#### SET PROBLEM
Omit all pictures, then retype the data exactly as given.

#### PROVIDED DATA
********

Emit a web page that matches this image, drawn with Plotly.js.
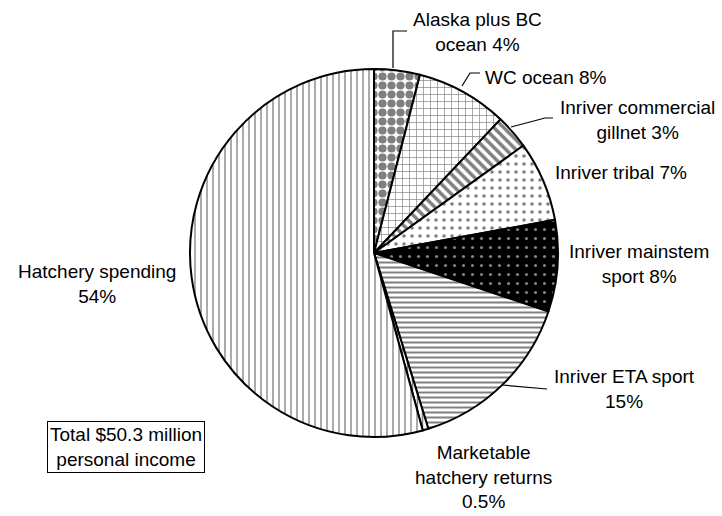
<!DOCTYPE html>
<html>
<head>
<meta charset="utf-8">
<script src="https://cdn.plot.ly/plotly-3.0.1.min.js"></script>
<style>html,body{margin:0;padding:0;background:#fff;}#chart{width:722px;height:516px;}</style>
</head>
<body>
<div id="chart"></div>
<script>
// ---- data ----
const categories = [
  "Alaska plus BC ocean",
  "WC ocean",
  "Inriver commercial gillnet",
  "Inriver tribal",
  "Inriver mainstem sport",
  "Inriver ETA sport",
  "Marketable hatchery returns",
  "Hatchery spending"
];
const shares = [4, 8, 3, 7, 8, 15, 0.5, 54];
const labelTexts = [
  "Alaska plus BC<br>ocean 4%",
  "WC ocean 8%",
  "Inriver commercial<br>gillnet 3%",
  "Inriver tribal 7%",
  "Inriver mainstem<br>sport 8%",
  "Inriver ETA sport<br>15%",
  "Marketable<br>hatchery returns<br>0.5%",
  "Hatchery spending<br>54%"
];
const totalNote = "Total $50.3 million<br>personal income";

// ---- styling ----
const W = 722, H = 516;
const px = x => x / W;
const py = y => 1 - y / H;

const bgColors = ["#fff", "#fff", "#fff", "#fff", "#000", "#fff", "#fff", "#fff"];
const patShapes = [".", "+", "\\", ".", ".", "-", "|", "|"];
const patFg = ["#000", "#000", "#000", "#000", "#fff", "#000", "#000", "#000"];
const patSize = [9, 7, 7, 8, 9, 5, 5, 6];
const patSolid = [0.65, 0.18, 0.5, 0.16, 0.1, 0.4, 0.3, 0.22];

const trace = {
  type: "pie",
  labels: categories,
  values: shares,
  sort: false,
  direction: "clockwise",
  rotation: 0,
  textinfo: "none",
  hoverinfo: "label+percent",
  showlegend: false,
  domain: {x: [px(190), px(558)], y: [py(438), py(68)]},
  marker: {
    colors: bgColors,
    line: {color: "#000", width: 2},
    pattern: {
      shape: patShapes,
      fgcolor: patFg,
      bgcolor: bgColors,
      size: patSize,
      solidity: patSolid,
      fillmode: "overlay"
    }
  }
};

const labelPos = [
  [477, 32], [546, 77], [637, 120], [621, 173],
  [639, 264], [624, 389], [483, 477], [97, 284]
];
const font = {family: "Liberation Sans, Arial, sans-serif", size: 19, color: "#000"};
const annotations = labelTexts.map((t, i) => ({
  xref: "paper", yref: "paper",
  x: px(labelPos[i][0]), y: py(labelPos[i][1]),
  xanchor: "center", yanchor: "middle",
  text: t, showarrow: false, font: font, align: "center"
}));
annotations.push({
  xref: "paper", yref: "paper",
  x: px(126), y: py(447), xanchor: "center", yanchor: "middle",
  text: totalNote, showarrow: false, font: font, align: "center",
  bordercolor: "#000", borderwidth: 1, borderpad: 2, bgcolor: "#fff"
});

const leader = pts => ({
  type: "path", xref: "paper", yref: "paper",
  path: "M " + pts.map(p => px(p[0]) + "," + py(p[1])).join(" L "),
  line: {color: "#000", width: 1.2}
});
const shapes = [
  leader([[393, 68], [393, 31], [407, 31]]),
  leader([[462, 86], [470, 73], [480, 73]]),
  leader([[511, 127], [545, 118], [553, 118]]),
  leader([[502, 385], [547, 389]])
];

const layout = {
  width: W, height: H,
  margin: {l: 0, r: 0, t: 0, b: 0},
  paper_bgcolor: "#fff",
  annotations: annotations,
  shapes: shapes,
  showlegend: false
};

Plotly.newPlot("chart", [trace], layout, {displayModeBar: false, staticPlot: true});
</script>
</body>
</html>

********

#### RESULT OF THE EXERCISE
Emit a web page that matches this image, drawn with Plotly.js.
<!DOCTYPE html>
<html>
<head>
<meta charset="utf-8">
<script src="https://cdn.plot.ly/plotly-3.0.1.min.js"></script>
<style>html,body{margin:0;padding:0;background:#fff;}#chart{width:722px;height:516px;}</style>
</head>
<body>
<div id="chart"></div>
<script>
// ---- data ----
const categories = [
  "Alaska plus BC ocean",
  "WC ocean",
  "Inriver commercial gillnet",
  "Inriver tribal",
  "Inriver mainstem sport",
  "Inriver ETA sport",
  "Marketable hatchery returns",
  "Hatchery spending"
];
const shares = [4, 8, 3, 7, 8, 15, 0.5, 54];
const labelTexts = [
  "Alaska plus BC<br>ocean 4%",
  "WC ocean 8%",
  "Inriver commercial<br>gillnet 3%",
  "Inriver tribal 7%",
  "Inriver mainstem<br>sport 8%",
  "Inriver ETA sport<br>15%",
  "Marketable<br>hatchery returns<br>0.5%",
  "Hatchery spending<br>54%"
];
const totalNote = "Total $50.3 million<br>personal income";

// ---- styling ----
const W = 722, H = 516;
const px = x => x / W;
const py = y => 1 - y / H;

const bgColors = ["#fff", "#fff", "#fff", "#fff", "#000", "#fff", "#fff", "#fff"];
const patShapes = [".", "+", "\\", ".", ".", "-", "|", "|"];
const patFg = ["#000", "#000", "#000", "#000", "#fff", "#000", "#000", "#000"];
const patSize = [9, 7, 7, 8, 9, 5, 5, 6];
const patSolid = [0.65, 0.18, 0.5, 0.16, 0.1, 0.4, 0.3, 0.22];

const trace = {
  type: "pie",
  labels: categories,
  values: shares,
  sort: false,
  direction: "clockwise",
  rotation: 0,
  textinfo: "none",
  hoverinfo: "label+percent",
  showlegend: false,
  domain: {x: [px(190), px(558)], y: [py(438), py(68)]},
  marker: {
    colors: bgColors,
    line: {color: "#000", width: 2},
    pattern: {
      shape: patShapes,
      fgcolor: patFg,
      bgcolor: bgColors,
      size: patSize,
      solidity: patSolid,
      fillmode: "overlay"
    }
  }
};

const labelPos = [
  [477, 32], [546, 77], [637, 120], [621, 173],
  [639, 264], [624, 389], [483, 477], [97, 284]
];
const font = {family: "Liberation Sans, Arial, sans-serif", size: 19, color: "#000"};
const annotations = labelTexts.map((t, i) => ({
  xref: "paper", yref: "paper",
  x: px(labelPos[i][0]), y: py(labelPos[i][1]),
  xanchor: "center", yanchor: "middle",
  text: t, showarrow: false, font: font, align: "center"
}));
annotations.push({
  xref: "paper", yref: "paper",
  x: px(126), y: py(447), xanchor: "center", yanchor: "middle",
  text: totalNote, showarrow: false, font: font, align: "center",
  bordercolor: "#000", borderwidth: 1, borderpad: 2, bgcolor: "#fff"
});

const leader = pts => ({
  type: "path", xref: "paper", yref: "paper",
  path: "M " + pts.map(p => px(p[0]) + "," + py(p[1])).join(" L "),
  line: {color: "#000", width: 1.2}
});
const shapes = [
  leader([[393, 68], [393, 31], [407, 31]]),
  leader([[462, 86], [470, 73], [480, 73]]),
  leader([[511, 127], [545, 118], [553, 118]]),
  leader([[502, 385], [547, 389]])
];

const layout = {
  width: W, height: H,
  margin: {l: 0, r: 0, t: 0, b: 0},
  paper_bgcolor: "#fff",
  annotations: annotations,
  shapes: shapes,
  showlegend: false
};

Plotly.newPlot("chart", [trace], layout, {displayModeBar: false, staticPlot: true});
</script>
</body>
</html>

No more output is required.